Because I would have happily curled up with my Kindle and read fiction and biographies the whole time, I had to be intentional about making time for the things that would actually support my goals for this trip. So I also listened to audiobooks while driving, while walking and while doodling, including these books:

  • The Creative Habit: Learn It and Use It for Life by Twyla Tharp
  • The War of Art: Break Through the Blocks and Win Your Inner Creative Battles by Steven Pressfield
  • Manage Your Day to Day: Build Your Routine, Find Your Focus & Sharpen Your Creative Mind by 99U
  • Die Empty: Unleash Your Best Work Every Day by Todd Henry
  • Every Good Endeavor: Connecting Your Work to God’s Work by Timothy Keller

And of course I needed ice cream. (I’ve heard this is a must for a personal retreat, and who am I to buck convention?!) Despite being in the middle of my Whole 30, I went ahead and got myself a tiny little ice cream to enjoy on my last night. I was again reminded that my body doesn’t love dairy as much as my mouth does, but it was worth every bite! (And I stocked the fridge with real Whole 30 foods for the rest of the time.)

Over the course of three days, I took notes, wrote down thoughts and completed various exercises in my journals, and I was amazed by the themes that emerged time and time again.

Like this quote, which I can’t remember ever hearing before but I read or heard at least four different times:

“The difference between successful people and very successful people is that very successful people say no to almost everything.” ~Warren Buffet

I was also struck by themes like:

  • doing too much without rest just leads to burnout, not better productivity
  • failure is inevitable and a stepping stone to success
  • your most important work should come first, before all of the other demands on your time
  • distractions are costlier than they appear in terms of both productivity and creativity
  • routines and habits lay the framework for getting things done

And because I love quotes, my journal is filled with quotes that spoke to me.

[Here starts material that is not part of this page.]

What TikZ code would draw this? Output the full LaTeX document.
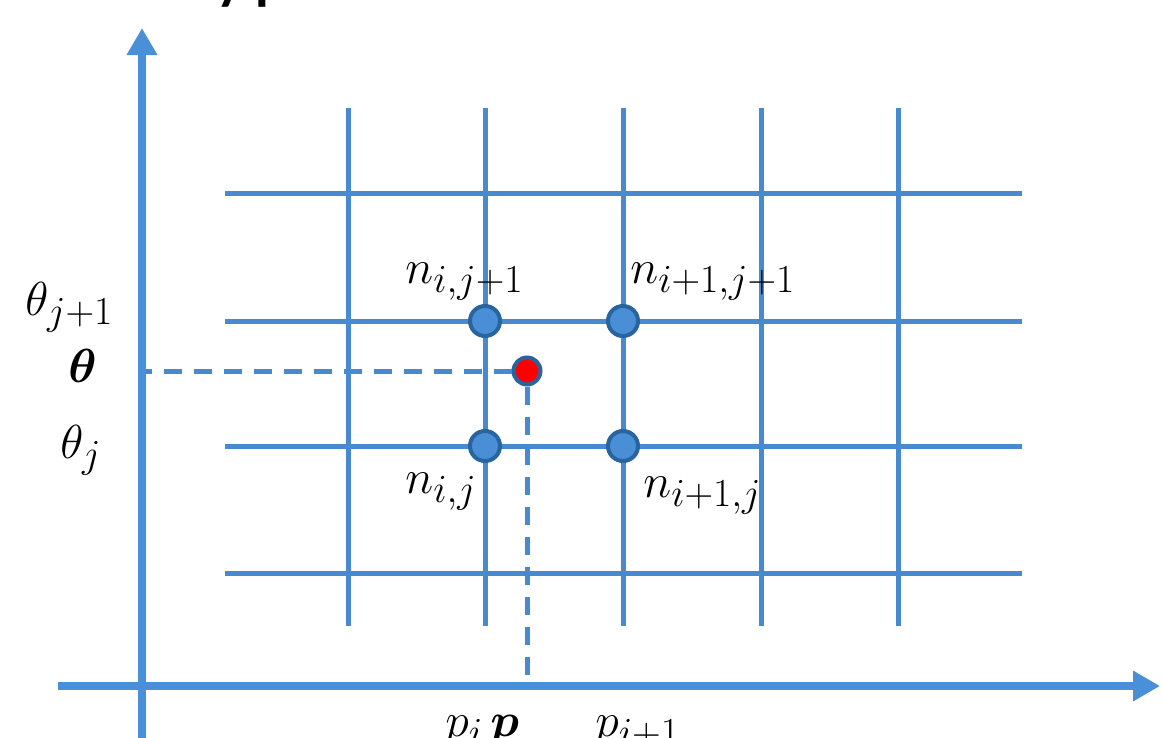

Here are a few of my favorites:

“[You’re] distracted from distraction by distraction.” ~T.S. Eliot

Genius is the act of perceiving similarity among disparate things.” ~Henry James

“Your mind will answer most questions if you learn to relax and wait for the answer.” ~William S. Burroughs

“Inspiration is for amateurs; the rest of us just show up and get to work.” ~Chuck Close

“We tend to overestimate what we can do in a short period, and underestimate what we can do over a long period, provided we work slowly and consistently.”  ~Gretchen Rubin

In the quiet and peace, I refocused my goals for the year (using some of Michael Hyatt’s strategies but still avoiding putting concrete numbers or measurements on things like reading to the girls or playing more games together), sketched out a schedule for sticking to work hours (something I know I won’t do perfectly because sometimes work demands more time than I’ve allocated, but hopefully it will provide a base to return to), took the Enneagram test (I’m an 8w7), and made plans for the projects I realistically want to tackle in 2015.

Overall, it was an amazing experience, a million times more valuable than any of the conferences or retreats I’ve attended in the past because of the quiet and the space to think. I don’t know if and when I’ll get to do it again, but I have a feeling we’ll be reaping the benefits of this one for quite a while!